About this artist...
‘Race Banyon’ is one of the stage names of 18 year old underground Wellington sensation Eddie Johnston, who also records under the moniker ‘Lontalius’, and has been an active participant in the local live scene since his early teens…
“Over the last four years, Eddie Johnston has become one of the more recognisable young musical talents within Wellington’s DIY underground, both online and ofﬂine. A singer, guitarist, keyboardist, beatmaker and bandleader, he expresses himself through two key musical projects: the guitar/Casiotone drone-rock of Lontalius, and the astral laptop electronica of Race Banyon. “With Race Banyon I feel like I have an empty canvas,” he says. “If I feel an emotion, I can put it into music in any way that I choose. With Lontalius my own taste with that kind of music conﬂicts with me trying to put feelings into music. I will stay away from chord progressions that feel cheesy to me, or even guitar sounds that sound overused.” While his electronic music as Race Banyon has given him a sense of emotional freedom, it was his early releases and performances as Lontalius that got him noticed. Opening spots for Glass Vaults, Dear Times Waste, Liam Finn and The Eversons soon followed.
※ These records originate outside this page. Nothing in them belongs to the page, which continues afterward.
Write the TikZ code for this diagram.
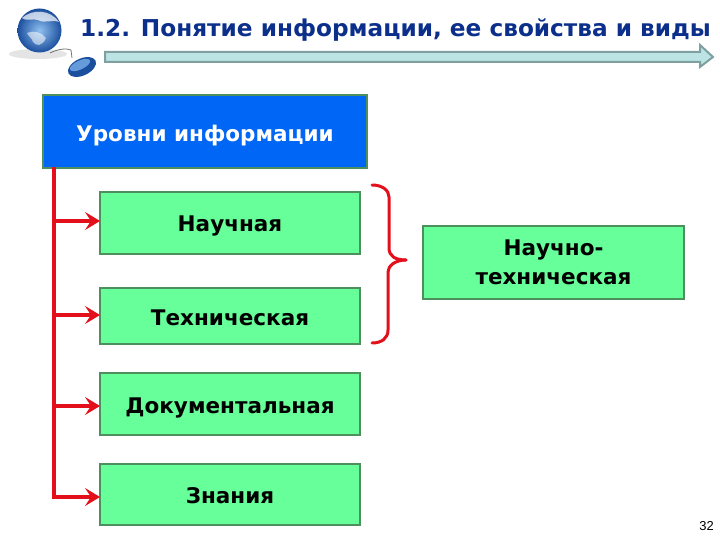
\documentclass[tikz,border=0pt]{standalone}
\usepackage{fontspec}
\setmainfont{DejaVu Sans}
\setsansfont{Liberation Sans}
\usetikzlibrary{arrows.meta}
\definecolor{titleblue}{HTML}{0B2F8A}
\definecolor{boxgreen}{HTML}{66FF99}
\definecolor{boxedge}{HTML}{4E8F5E}
\definecolor{headblue}{HTML}{0066F5}
\definecolor{redline}{HTML}{E3101C}
\definecolor{barfill}{HTML}{BCE4E4}
\definecolor{baredge}{HTML}{7FA0A0}
\definecolor{globeA}{HTML}{8FC0F0}
\definecolor{globeB}{HTML}{3F82D2}
\definecolor{globeC}{HTML}{1B4F9E}
\tikzset{
  x=1bp,y=-1bp,
  lvlbox/.style={draw=boxedge,line width=2bp,fill=boxgreen,minimum width=260bp,inner sep=0pt,text=black,align=center,anchor=north west,font=\fontsize{21.6}{29}\selectfont\bfseries},
  drop/.style={text depth=6bp,text height=6bp+2*#1},
  feed/.style={draw=redline,line width=4bp,-{Stealth[length=15bp,width=18bp,inset=6bp]},shorten >=-1bp},
  trunk/.style={draw=redline,line width=4.3bp,line cap=rect},
  bracket/.style={draw=redline,line width=3bp,line cap=round},
}
\begin{document}
\begin{tikzpicture}
\useasboundingbox (0,0) rectangle (720,540);
\fill[white] (0,0) rectangle (720,540);
% globe and mouse
\fill[black!35,opacity=.3] (38,54) ellipse (29 and 5);
\shade[inner color=globeA,outer color=globeC] (39.5,30.5) circle (22);
\fill[white,opacity=.7] (22,18) .. controls (32,9) and (50,9) .. (59,22) .. controls (52,19) and (45,24) .. (38,20) .. controls (32,18) and (28,22) .. (22,18) -- cycle;
\fill[white,opacity=.55] (27,33) .. controls (33,30) and (42,32) .. (46,38) .. controls (42,47) and (36,46) .. (33,42) .. controls (32,38) and (29,37) .. (27,33) -- cycle;
\draw[black!55,line width=.8bp] (50,53) .. controls (58,49) and (66,48) .. (71,50) -- (72,58);
\fill[rotate around={25:(82,67)},globeC] (82,67) ellipse (15 and 8.5);
\fill[rotate around={25:(80,65)},globeB!80!white] (80,65) ellipse (11 and 4.5);
% title
\node[anchor=base west,inner sep=0pt,text=titleblue,font=\fontsize{23.3}{26}\selectfont\bfseries] (title) at (80,37) {1.2. Понятие информации, ее свойства и виды};
% title bar
\draw[draw=baredge,fill=barfill,line width=2bp,line join=miter] (105,52) -- (700,52) -- (700,45) -- (713,57) -- (700,67) -- (700,62) -- (105,62) -- cycle;
% boxes
\node[lvlbox,fill=headblue,text=white,minimum width=324bp,minimum height=73bp,drop=10.5bp] (head) at (42,94) {Уровни информации};
\node[lvlbox,minimum height=62bp,drop=8.7bp] (sci) at (99,191) {Научная};
\node[lvlbox,minimum height=56bp,drop=9.3bp] (tech) at (99,287) {Техническая};
\node[lvlbox,minimum height=62bp,drop=9.7bp] (doc) at (99,372) {Документальная};
\node[lvlbox,minimum height=61bp,drop=8.8bp] (know) at (99,463) {Знания};
\node[lvlbox,minimum width=261bp,minimum height=73bp] (st) at (422,225) {Научно-\\техническая};
% trunk and feeds
\coordinate (t0) at (54,169);
\coordinate (t1) at (54,221);
\coordinate (t2) at (54,315);
\coordinate (t3) at (54,406);
\coordinate (t4) at (54,497);
\draw[trunk] (t0) -- (t4);
\draw[feed] (t1) -- (sci.west |- t1);
\draw[feed] (t2) -- (tech.west |- t2);
\draw[feed] (t3) -- (doc.west |- t3);
\draw[feed] (t4) -- (know.west |- t4);
% brace
\coordinate (b1) at (372,185);
\coordinate (b2) at (372,343);
\coordinate (btip) at (406,260);
\draw[bracket] (b1) .. controls (382,185) and (389,190) .. (389,197) -- (389,248) .. controls (389,256) and (395,260) .. (btip);
\draw[bracket] (b2) .. controls (382,343) and (388,338) .. (388,330) -- (388,272) .. controls (388,266) and (395,260) .. (btip);
\node[anchor=base east,inner sep=0pt,font=\fontsize{13}{15}\selectfont\sffamily] (pg) at (714,530) {32};
\end{tikzpicture}
\end{document}
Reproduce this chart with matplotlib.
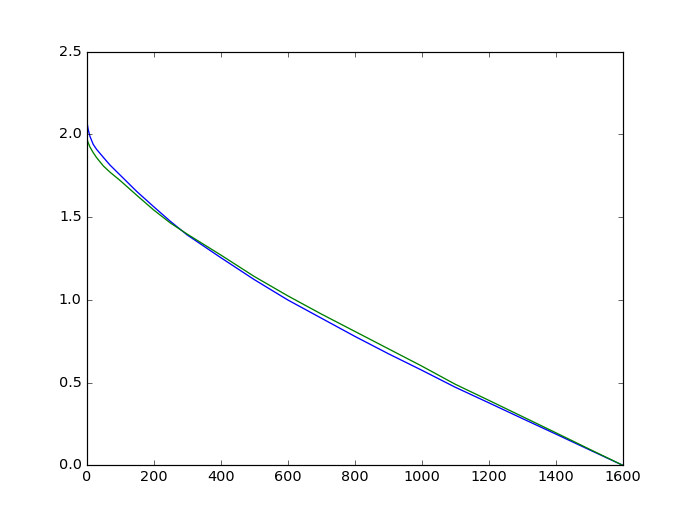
import matplotlib
matplotlib.use("Agg")
import matplotlib.pyplot as plt

plt.style.use("classic")

blue_x = [0, 1, 5, 10, 20, 30, 50, 70, 100, 150, 200, 250, 300, 400, 500, 600, 700, 800, 900, 1000, 1100, 1200, 1300, 1400, 1500, 1600]
blue_y = [2.14, 2.08, 2.03, 1.99, 1.94, 1.91, 1.862, 1.815, 1.755, 1.655, 1.564, 1.475, 1.393, 1.256, 1.123, 1.0, 0.89, 0.78, 0.675, 0.575, 0.472, 0.378, 0.283, 0.189, 0.094, 0.0]

green_x = [0, 5, 10, 20, 30, 50, 70, 100, 150, 200, 250, 300, 400, 500, 600, 700, 800, 900, 1000, 1100, 1200, 1300, 1400, 1500, 1600]
green_y = [1.98, 1.95, 1.925, 1.89, 1.86, 1.81, 1.772, 1.722, 1.632, 1.544, 1.465, 1.398, 1.272, 1.142, 1.025, 0.915, 0.81, 0.705, 0.6, 0.49, 0.393, 0.295, 0.197, 0.098, 0.0]

dpi = 86.5
fig = plt.figure(figsize=(692 / dpi, 517 / dpi), dpi=dpi)
ax = fig.add_subplot(111)
ax.plot(blue_x, blue_y, color="b", lw=1.1)
ax.plot(green_x, green_y, color="g", lw=1.1)
ax.set_xlim(0, 1600)
ax.set_ylim(0, 2.5)
fig.savefig("out.png", dpi=dpi)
One thing that has stayed off the radar is the fact that, even though Johnston has been on the live scene for nearly ﬁve years, he’s a sixteen year—old high school student. “When I ﬁrst started releasing music, Blink from A Low Hum told me to not push the age thing too far,” he explains. “I’ve tried to stick with that. I think another thing that has kept my age from becoming a gimmick is that I’ve always associated myself with people four or ﬁve years older than me.” Raised in a musically ﬂuent household, Johnston started playing guitar at age eight, discovering the music of The Beatles, Crowded House, Liam Finn and The Mint Chicks. In turn this lead him to more experimental rock landscapes. In recent months however, his ears have shifted more towards pop, R&B, hip—hop, house and footwork. In particular he praises Drake and The-Dream. “I feel like I‘m singing The-Dream songs in my head 24 hours a day,” he admits. “He has an incredible ear for melody.” A member of nationwide beat collective Keroscene Comic Book, in 2013 his focus has been Race Banyon. Through a series of EPs and remixes, he’s been catching ears nationwide and ﬁnding a deeper sense of music, “I’ve never been this happy about my music before,” he enthuses.”